Mediante la promoción de foros ciudadanos se intentaría reforzar el eje de una genuina representación (participación) de la ciudadanía en la configuración e implementación de las políticas públicas que les son de su interés. Un eje que hasta ahora ha sido soslayado, desarrollándose, en cambio, el otro eje de la poliarquía según Robert A. Dahl, esto es, el eje de liberalización (debate público), el cual ha sido un ámbito casi exclusivo de la élites políticas y los medios de comunicación que controlan. Esta asimetría del régimen poliárquico en Chile puede ser una de las causas de la desafección de la ciudadanía por la política, fenómeno anterior al destape de la corrupción ocurrido en estos meses.

Las propuestas del Consejo Anticorrupción, presidido por el economista Eduardo Engel, cubren con profundidad los temas de prevención de la corrupción, regulación de conflicto de intereses, fiscalización eficaz de los mercados, entre otros tópicos. Destacan entre ellos el financiamiento de los partidos políticos y fortalecimiento de la democracia interna como, así mismo, la regulación de las campañas electorales.

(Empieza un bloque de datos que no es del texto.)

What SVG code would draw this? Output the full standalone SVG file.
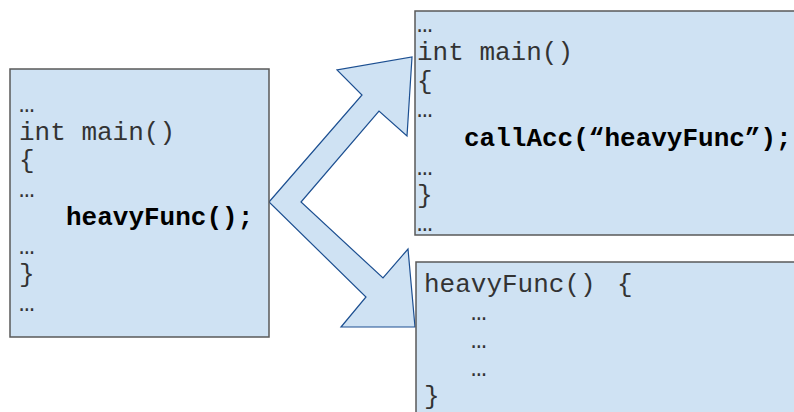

Sin embargo, habría de esperar que los organismos encargados de implementar medidas como las propuestas cuenten con el recurso humano y presupuestario para llevar a cabo sus tareas fiscalizadoras, habida cuenta de que tendrán que operar bajo un sistema jurídico constitucional que privilegia la subsidiaridad del Estado, la competencia política de mercado y la desregulación de la actividad económica privada.

Fuente: Red Seca

[i] En castellano usamos una sola palabra: política, para referirnos al arte y ciencia de gobernar. El idioma inglés matiza y recoge mejor los tres ámbitos que cubren la política, utilizando tres vocablos diferenciados: politics (proceso político), policy (políticas públicas) y polity (institucionalidad).